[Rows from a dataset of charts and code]
[start]

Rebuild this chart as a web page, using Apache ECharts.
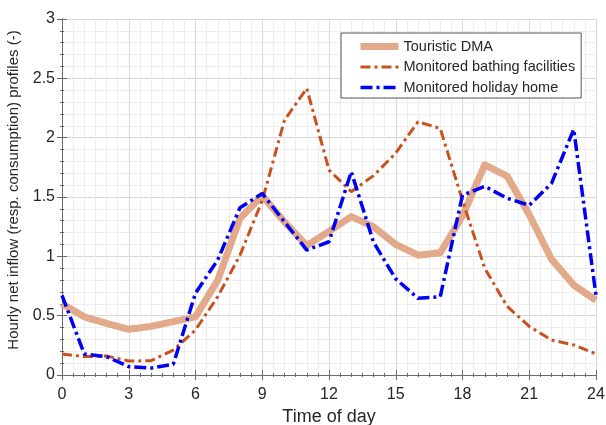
<!DOCTYPE html>
<html>
<head>
<meta charset="utf-8">
<script src="https://cdn.jsdelivr.net/npm/echarts@6/dist/echarts.min.js"></script>
<style>
html,body{margin:0;padding:0;background:#fff;}
#c{width:606px;height:425px;}
</style>
</head>
<body>
<div id="c"></div>
<script>
const hours = [0,1,2,3,4,5,6,7,8,9,10,11,12,13,14,15,16,17,18,19,20,21,22,23,24];
const xTicks = [0,3,6,9,12,15,18,21,24];
const yTicks = [0,0.5,1,1.5,2,2.5,3];
const seriesNames = ['Touristic DMA','Monitored bathing facilities','Monitored holiday home'];
const touristic = [0.60,0.49,0.435,0.385,0.41,0.45,0.49,0.80,1.32,1.51,1.29,1.09,1.21,1.335,1.25,1.10,1.01,1.03,1.34,1.77,1.676,1.35,0.975,0.758,0.63];
const bathing   = [0.177,0.155,0.16,0.118,0.12,0.21,0.38,0.66,1.01,1.47,2.148,2.415,1.727,1.545,1.68,1.87,2.134,2.078,1.47,0.90,0.58,0.41,0.295,0.253,0.177];
const holiday   = [0.67,0.177,0.155,0.07,0.058,0.09,0.69,0.97,1.41,1.53,1.29,1.053,1.123,1.713,1.12,0.81,0.646,0.66,1.516,1.59,1.49,1.43,1.615,2.07,0.67];

const pair = arr => hours.map((h,i)=>[h,arr[i]]);
const FONT = '"Liberation Sans", Arial, sans-serif';
const txt = '#262626';
const axisCol = '#6a6a6a';
const majorGrid = {show:true, lineStyle:{color:'#d8d8d8', width:1}};
const minorGrid = {show:true, lineStyle:{color:'#ededed', width:1}};
const colTour = '#E2A98B', colBath = '#C8521E', colHol = '#0000F5';
const dashBath = [10,4,3,4], dashHol = [12,4,3,4];

const chart = echarts.init(document.getElementById('c'), null, {renderer:'canvas'});
chart.setOption({
  animation:false,
  backgroundColor:'#fff',
  textStyle:{fontFamily:FONT},
  grid:{left:62, right:10, top:19, bottom:50, containLabel:false, outerBoundsMode:'none'},
  xAxis:[{
    type:'value', min:xTicks[0], max:xTicks[xTicks.length-1], interval:3,
    name:'Time of day', nameLocation:'middle', nameGap:31,
    nameTextStyle:{fontSize:18, color:txt, fontFamily:FONT},
    axisLine:{show:true, onZero:false, lineStyle:{color:axisCol}},
    axisTick:{show:true, inside:true, length:5, lineStyle:{color:axisCol}},
    minorTick:{show:true, splitNumber:6, length:2, lineStyle:{color:axisCol}},
    axisLabel:{fontSize:16, color:txt, margin:12, fontFamily:FONT},
    splitLine:majorGrid, minorSplitLine:minorGrid
  },{
    type:'value', position:'top', min:0, max:24, interval:3,
    axisLine:{show:true, lineStyle:{color:axisCol}},
    axisTick:{show:true, inside:true, length:5, lineStyle:{color:axisCol}},
    minorTick:{show:true, splitNumber:6, length:2, lineStyle:{color:axisCol}},
    axisLabel:{show:false}, splitLine:{show:false}
  }],
  yAxis:[{
    type:'value', min:yTicks[0], max:yTicks[yTicks.length-1], interval:0.5,
    name:'Hourly net inflow (resp. consumption) profiles (-)', nameLocation:'middle', nameGap:36,
    nameTextStyle:{fontSize:15, color:txt, fontFamily:FONT, padding:[0,0,0,14]},
    axisLine:{show:true, onZero:false, lineStyle:{color:axisCol}},
    axisTick:{show:true, inside:true, length:5, lineStyle:{color:axisCol}},
    minorTick:{show:true, splitNumber:5, length:2, lineStyle:{color:axisCol}},
    axisLabel:{fontSize:16, color:txt, margin:7, fontFamily:FONT},
    splitLine:majorGrid, minorSplitLine:minorGrid
  },{
    type:'value', position:'right', min:0, max:3, interval:0.5,
    axisLine:{show:true, lineStyle:{color:axisCol}},
    axisTick:{show:true, inside:true, length:5, lineStyle:{color:axisCol}},
    minorTick:{show:true, splitNumber:5, length:2, lineStyle:{color:axisCol}},
    axisLabel:{show:false}, splitLine:{show:false}
  }],
  legend:{
    orient:'vertical', left:341, top:33,
    padding:[6,6,3,16], itemGap:5.5, itemWidth:38, itemHeight:15,
    backgroundColor:'#fff', borderColor:'#555', borderWidth:1,
    textStyle:{fontSize:14.5, color:txt, fontFamily:FONT},
    itemStyle:{opacity:0},
    data:[
      {name:seriesNames[0], lineStyle:{width:7, color:colTour}},
      {name:seriesNames[1], lineStyle:{width:3, color:colBath, type:dashBath}},
      {name:seriesNames[2], lineStyle:{width:3.5, color:colHol, type:dashHol}}
    ]
  },
  series:[
    {name:seriesNames[0], type:'line', data:pair(touristic), symbol:'none', z:2,
     lineStyle:{color:colTour, width:7, join:'round'}, itemStyle:{color:colTour}},
    {name:seriesNames[1], type:'line', data:pair(bathing), symbol:'none', z:3,
     lineStyle:{color:colBath, width:3, type:dashBath}, itemStyle:{color:colBath}},
    {name:seriesNames[2], type:'line', data:pair(holiday), symbol:'none', z:4,
     lineStyle:{color:colHol, width:3.5, type:dashHol}, itemStyle:{color:colHol}}
  ]
});
</script>
</body>
</html>
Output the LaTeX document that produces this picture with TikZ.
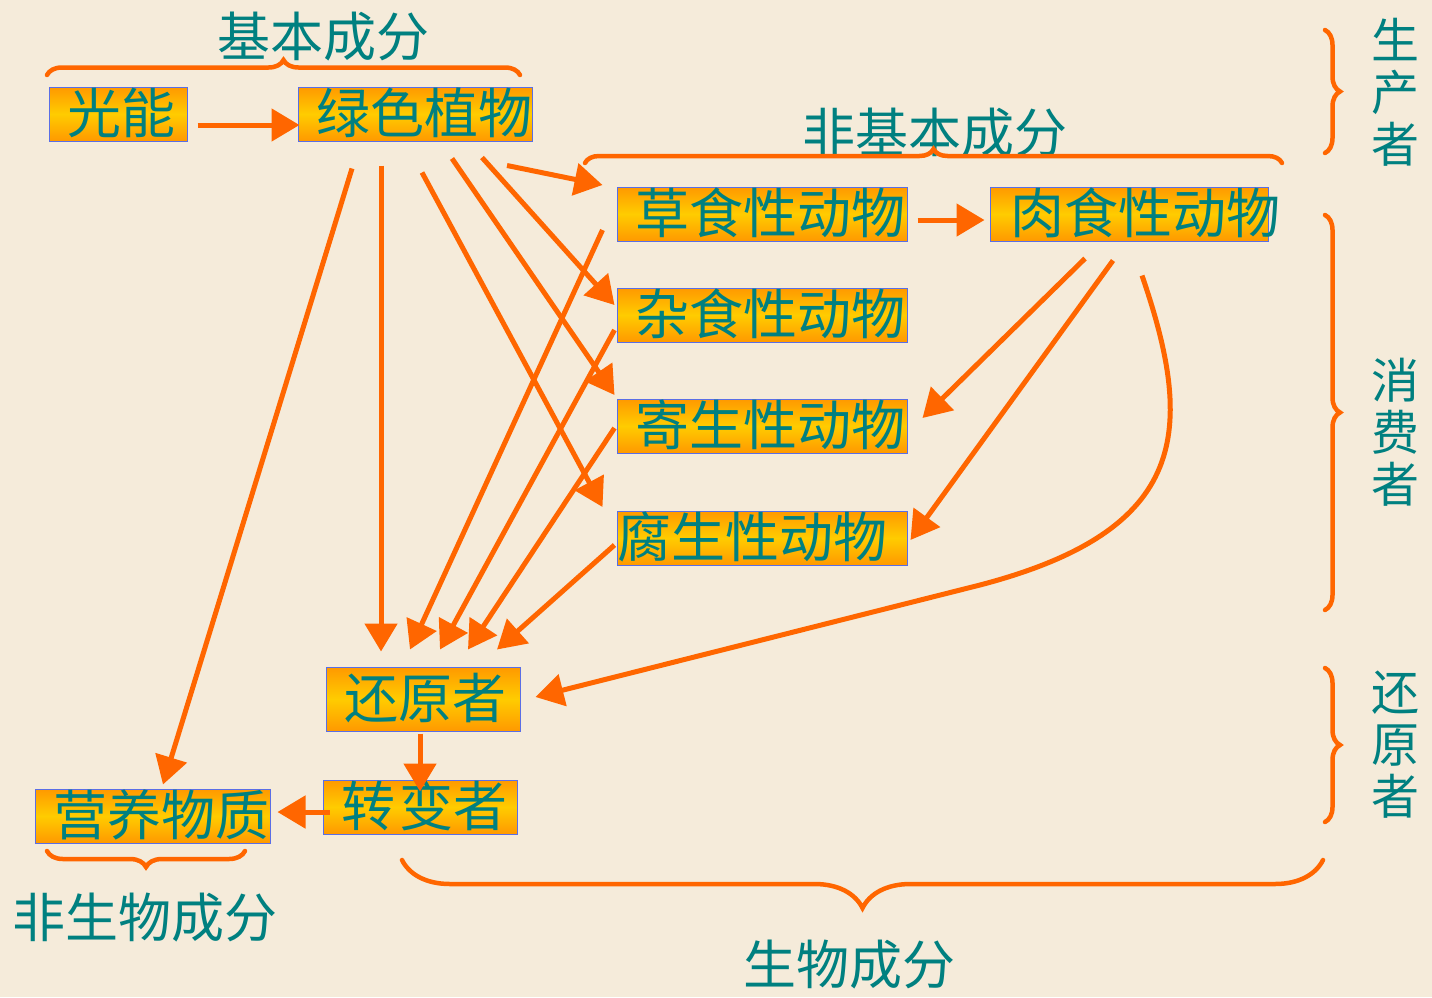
\documentclass[tikz,border=0pt]{standalone}
\usepackage{fontspec}
\newfontfamily\cjk{Noto Sans CJK SC}
\usetikzlibrary{arrows.meta,calc,decorations.pathreplacing}
\definecolor{bg}{RGB}{245,235,218}
\definecolor{arr}{RGB}{255,102,0}
\definecolor{teal1}{RGB}{0,128,128}
\definecolor{bxtop}{RGB}{255,153,0}
\definecolor{bxmid}{RGB}{255,204,0}
\definecolor{bxline}{RGB}{90,110,230}
\tikzset{
  boxnode/.style={draw=bxline, line width=1pt, top color=bxtop, bottom color=bxtop, middle color=bxmid,
    inner xsep=0pt, inner ysep=0pt, align=left, text=teal1,
    font=\cjk\fontsize{54pt}{56pt}\selectfont, text height=46pt, text depth=8pt},
  lbl/.style={text=teal1, font=\cjk\fontsize{53pt}{56pt}\selectfont, inner sep=0pt},
  vlbl/.style={text=teal1, font=\cjk\fontsize{48pt}{52pt}\selectfont, inner sep=0pt, align=center},
  flow/.style={draw=arr, line width=5pt, -{Triangle[length=28pt,width=32pt]}},
  brc/.style={draw=arr, line width=4.5pt, line cap=round, decorate, decoration={brace, amplitude=#1}},
}
\begin{document}
\begin{tikzpicture}[x=1pt,y=-1pt]
\fill[bg] (0,0) rectangle (1432,997);
\useasboundingbox (0,0) rectangle (1432,997);

% boxes
\node[boxnode, text width=138pt] (light) at (118,114) {\hspace*{18pt}光能};
\node[boxnode, text width=234pt] (plant) at (415,114) {\hspace*{18pt}绿色植物};
\node[boxnode, text width=290pt] (herb) at (762,214) {\hspace*{18pt}草食性动物};
\node[boxnode, text width=278pt] (carn) at (1129,214) {\hspace*{20pt}肉食性动物};
\node[boxnode, text width=290pt] (omni) at (762,315) {\hspace*{18pt}杂食性动物};
\node[boxnode, text width=290pt] (para) at (762,426) {\hspace*{18pt}寄生性动物};
\node[boxnode, text width=290pt] (sapro) at (762,538) {\hspace*{0pt}腐生性动物};
\node[boxnode, text width=194pt, text height=51pt, text depth=13pt] (decomp) at (423,699) {\hspace*{18pt}还原者};
\node[boxnode, text width=194pt] (trans) at (420,807) {\hspace*{18pt}转\hspace{4pt}变者};
\node[boxnode, text width=235pt] (nutr) at (152.5,816) {\hspace*{18pt}营养物质};

% labels
\node[lbl] (lbasic) at (323,37) {基本成分};
\node[lbl] (lnonbasic) at (935,133) {非基本成分};
\node[lbl] (labio) at (145,918) {非生物成分};
\node[lbl] (lbio) at (849,965) {生物成分};
\node[vlbl] (lprod) at (1395,92) {生\\产\\者};
\node[vlbl] (lcons) at (1395,432) {消\\费\\者};
\node[vlbl] (lred) at (1395,745) {还\\原\\者};

% braces
\draw[brc=15pt] (47,75) -- (520,75);
\draw[brc=14pt] (585,163) -- (1282,163);
\draw[brc=15pt] (1325,30) -- (1325,153);
\draw[brc=15pt] (1325,215) -- (1325,610);
\draw[brc=15pt] (1325,668) -- (1325,822);
\draw[brc=48pt] (1323,860) -- (402,860);
\draw[brc=16pt] (245,851) -- (47,851);

% connectors
\draw[flow] ($(light.east)+(10,11)$) -- ($(plant.west)+(2,11)$);
\draw[flow] ($(herb.east)+(10,6)$) -- ($(carn.west)+(-5,6)$);
\draw[flow] ($(plant.south)+(92,24)$) -- ($(herb.west)+(-14,-29)$);
\draw[flow] ($(plant.south)+(67,16)$) -- ($(omni.west)+(-2,-10)$);
\draw[flow] ($(plant.south)+(37,17)$) -- ($(para.west)+(-2,-31)$);
\draw[flow] ($(plant.south)+(7,31)$) -- ($(sapro.west)+(-14,-31)$);
\draw[flow] ($(plant.south)+(-34,24)$) -- ($(decomp.north)+(-42,-15)$);
\draw[flow] ($(plant.south)+(-63,27)$) -- ($(nutr.north)+(10.5,-4)$);
\draw[flow] ($(herb.west)+(-14,16)$) -- ($(decomp.north)+(-13,-17)$);
\draw[flow] ($(omni.west)+(-2,15)$) -- ($(decomp.north)+(17,-17)$);
\draw[flow] ($(para.west)+(-2,2)$) -- ($(decomp.north)+(45,-17)$);
\draw[flow] ($(sapro.west)+(-2,7)$) -- ($(decomp.north)+(74,-17)$);
\draw[flow] ($(carn.south)+(-44,17)$) -- ($(para.east)+(15,-8)$);
\draw[flow] ($(carn.south)+(-16,19)$) -- ($(sapro.east)+(3,2)$);
\draw[flow] ($(carn.south)+(13,34)$) .. controls (1195,430) and (1190,530) .. (980,585) -- ($(decomp.east)+(15,-2)$);
\draw[flow] ($(decomp.south)+(-3,2)$) -- ($(trans.north)+(0,12)$);
\draw[flow] ($(trans.west)+(7,5)$) -- ($(nutr.east)+(7,-4)$);
\end{tikzpicture}
\end{document}
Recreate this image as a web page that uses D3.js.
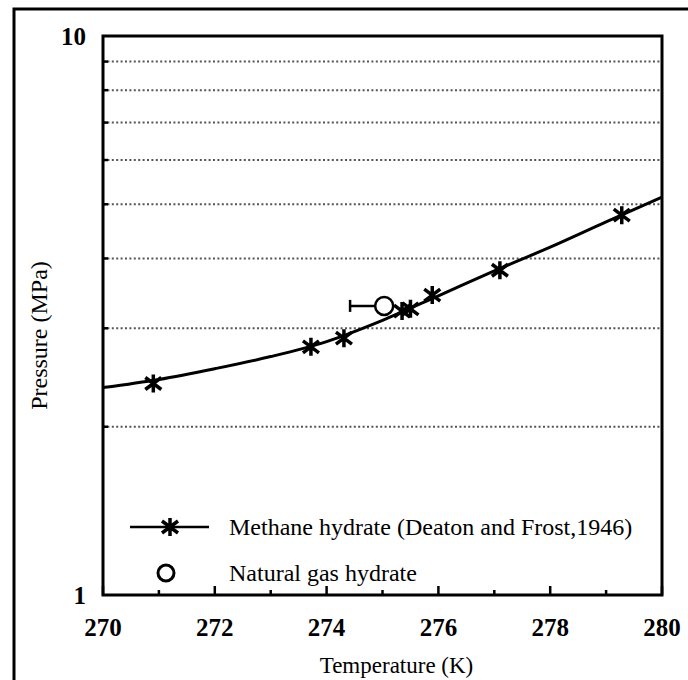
<!DOCTYPE html>
<html>
<head>
<meta charset="utf-8">
<script src="https://cdn.jsdelivr.net/npm/d3@7"></script>
<style>
  body { margin: 0; background: #fff; }
  text { font-family: "Liberation Serif", "Times New Roman", serif; fill: #000; }
</style>
</head>
<body>
<svg id="chart" width="688" height="680"></svg>
<script>
// methane hydrate equilibrium points (Deaton and Frost, 1946)
var methaneT = [270.9, 273.72, 274.31, 275.35, 275.5, 275.89, 277.1, 279.28];
var methaneP = [2.39, 2.78, 2.88, 3.22, 3.25, 3.44, 3.81, 4.78];

// fitted equilibrium curve
var curveT = [270, 271, 272, 273, 274, 275, 276, 277, 278, 279, 280];
var curveP = [2.35, 2.43, 2.54, 2.67, 2.84, 3.10, 3.43, 3.80, 4.19, 4.65, 5.15];

// natural gas hydrate point with its lower temperature error
var gasT = [275.03];
var gasP = [3.29];
var gasErrLow = [0.61];

var xTicks = [270, 272, 274, 276, 278, 280];
var xMinorTicks = [271, 273, 275, 277, 279];
var yTickLabels = [1, 10];
var yGrid = [2, 3, 4, 5, 6, 7, 8, 9];

var legendNames = ["Methane hydrate (Deaton and Frost,1946)", "Natural gas hydrate"];

var svg = d3.select("#chart"),
    margin = {top: 36, right: 26, bottom: 85, left: 103},
    width = 688 - margin.left - margin.right,
    height = 680 - margin.top - margin.bottom;

// outer frame of the figure
svg.append("rect")
    .attr("x", 14).attr("y", 9)
    .attr("width", 700).attr("height", 700)
    .attr("fill", "none").attr("stroke", "#000").attr("stroke-width", 3);

var g = svg.append("g").attr("transform", "translate(" + margin.left + "," + margin.top + ")");

var x = d3.scaleLinear().domain([270, 280]).range([0, width]);
var y = d3.scaleLog().domain([1, 10]).range([height, 0]);

// dotted grid
g.append("g").selectAll("line")
  .data(yGrid)
  .enter().append("line")
    .attr("x1", 0).attr("x2", width)
    .attr("y1", function(d) { return y(d); })
    .attr("y2", function(d) { return y(d); })
    .attr("stroke", "#555")
    .attr("stroke-width", 2)
    .attr("stroke-dasharray", "2,2.4");

// inward ticks on left axis
g.append("g").selectAll("line")
  .data(yGrid)
  .enter().append("line")
    .attr("x1", 0).attr("x2", 5)
    .attr("y1", function(d) { return y(d); })
    .attr("y2", function(d) { return y(d); })
    .attr("stroke", "#000").attr("stroke-width", 2.5);

// inward ticks on bottom axis
g.append("g").selectAll("line")
  .data(xTicks.concat(xMinorTicks))
  .enter().append("line")
    .attr("x1", function(d) { return x(d); })
    .attr("x2", function(d) { return x(d); })
    .attr("y1", height)
    .attr("y2", function(d) { return height - (d % 2 === 0 ? 9 : 5); })
    .attr("stroke", "#000").attr("stroke-width", 2.5);

// plot frame
g.append("rect")
    .attr("width", width).attr("height", height)
    .attr("fill", "none").attr("stroke", "#000").attr("stroke-width", 3);

// tick labels
g.append("g").selectAll("text")
  .data(xTicks)
  .enter().append("text")
    .attr("x", function(d) { return x(d); })
    .attr("y", height + 41)
    .attr("text-anchor", "middle")
    .attr("font-size", 25)
    .attr("font-weight", "bold")
    .text(function(d) { return d; });

g.append("g").selectAll("text")
  .data(yTickLabels)
  .enter().append("text")
    .attr("x", -17)
    .attr("y", function(d) { return y(d); })
    .attr("dy", "0.35em")
    .attr("text-anchor", "end")
    .attr("font-size", 25)
    .attr("font-weight", "bold")
    .text(function(d) { return d; });

// axis titles
g.append("text")
    .attr("x", width / 2 + 14)
    .attr("y", height + 78)
    .attr("text-anchor", "middle")
    .attr("font-size", 23)
    .text("Temperature (K)");

g.append("text")
    .attr("transform", "translate(" + (-56) + "," + (height / 2 + 20) + ") rotate(-90)")
    .attr("text-anchor", "middle")
    .attr("font-size", 24)
    .text("Pressure (MPa)");

// equilibrium curve
var line = d3.line()
    .x(function(d) { return x(d[0]); })
    .y(function(d) { return y(d[1]); })
    .curve(d3.curveMonotoneX);

g.append("path")
    .datum(d3.zip(curveT, curveP))
    .attr("d", line)
    .attr("fill", "none")
    .attr("stroke", "#000")
    .attr("stroke-width", 3);

var star = "M0,-9V9M-8,-6L8,6M-8,6L8,-6";

g.append("g").selectAll("path")
  .data(d3.zip(methaneT, methaneP))
  .enter().append("path")
    .attr("transform", function(d) { return "translate(" + x(d[0]) + "," + y(d[1]) + ")"; })
    .attr("d", star)
    .attr("fill", "none")
    .attr("stroke", "#000")
    .attr("stroke-width", 3.5);

// natural gas point with error bar
var gas = g.append("g").selectAll("g")
  .data(d3.zip(gasT, gasP, gasErrLow))
  .enter().append("g");

gas.append("line")
    .attr("x1", function(d) { return x(d[0] - d[2]); })
    .attr("x2", function(d) { return x(d[0]); })
    .attr("y1", function(d) { return y(d[1]); })
    .attr("y2", function(d) { return y(d[1]); })
    .attr("stroke", "#000").attr("stroke-width", 2.5);

gas.append("line")
    .attr("x1", function(d) { return x(d[0] - d[2]); })
    .attr("x2", function(d) { return x(d[0] - d[2]); })
    .attr("y1", function(d) { return y(d[1]) - 6; })
    .attr("y2", function(d) { return y(d[1]) + 6; })
    .attr("stroke", "#000").attr("stroke-width", 2.5);

gas.append("circle")
    .attr("cx", function(d) { return x(d[0]); })
    .attr("cy", function(d) { return y(d[1]); })
    .attr("r", 9)
    .attr("fill", "#fff")
    .attr("stroke", "#000").attr("stroke-width", 2.5);

// legend
var legend = g.append("g")
  .selectAll("g")
  .data(legendNames)
  .enter().append("g")
    .attr("transform", function(d, i) { return "translate(0," + (491 + i * 46) + ")"; });

legend.filter(function(d, i) { return i === 0; })
  .append("line")
    .attr("x1", 27).attr("x2", 106)
    .attr("stroke", "#000").attr("stroke-width", 2.5);

legend.filter(function(d, i) { return i === 0; })
  .append("path")
    .attr("transform", "translate(67,0)")
    .attr("d", star)
    .attr("fill", "none")
    .attr("stroke", "#000").attr("stroke-width", 3.5);

legend.filter(function(d, i) { return i === 1; })
  .append("circle")
    .attr("cx", 63).attr("r", 8)
    .attr("fill", "#fff")
    .attr("stroke", "#000").attr("stroke-width", 3);

legend.append("text")
    .attr("x", 126)
    .attr("dy", "0.35em")
    .attr("font-size", 24)
    .text(function(d) { return d; });
</script>
</body>
</html>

[end]

### [Required task]
What's needed is an exact copy of the records above from the line containing "Recreate this image" down to the line containing "var gasErrLow = [0.61];", both included, without any pictures.

### [Complete output]
Recreate this image as a web page that uses D3.js.
<!DOCTYPE html>
<html>
<head>
<meta charset="utf-8">
<script src="https://cdn.jsdelivr.net/npm/d3@7"></script>
<style>
  body { margin: 0; background: #fff; }
  text { font-family: "Liberation Serif", "Times New Roman", serif; fill: #000; }
</style>
</head>
<body>
<svg id="chart" width="688" height="680"></svg>
<script>
// methane hydrate equilibrium points (Deaton and Frost, 1946)
var methaneT = [270.9, 273.72, 274.31, 275.35, 275.5, 275.89, 277.1, 279.28];
var methaneP = [2.39, 2.78, 2.88, 3.22, 3.25, 3.44, 3.81, 4.78];

// fitted equilibrium curve
var curveT = [270, 271, 272, 273, 274, 275, 276, 277, 278, 279, 280];
var curveP = [2.35, 2.43, 2.54, 2.67, 2.84, 3.10, 3.43, 3.80, 4.19, 4.65, 5.15];

// natural gas hydrate point with its lower temperature error
var gasT = [275.03];
var gasP = [3.29];
var gasErrLow = [0.61];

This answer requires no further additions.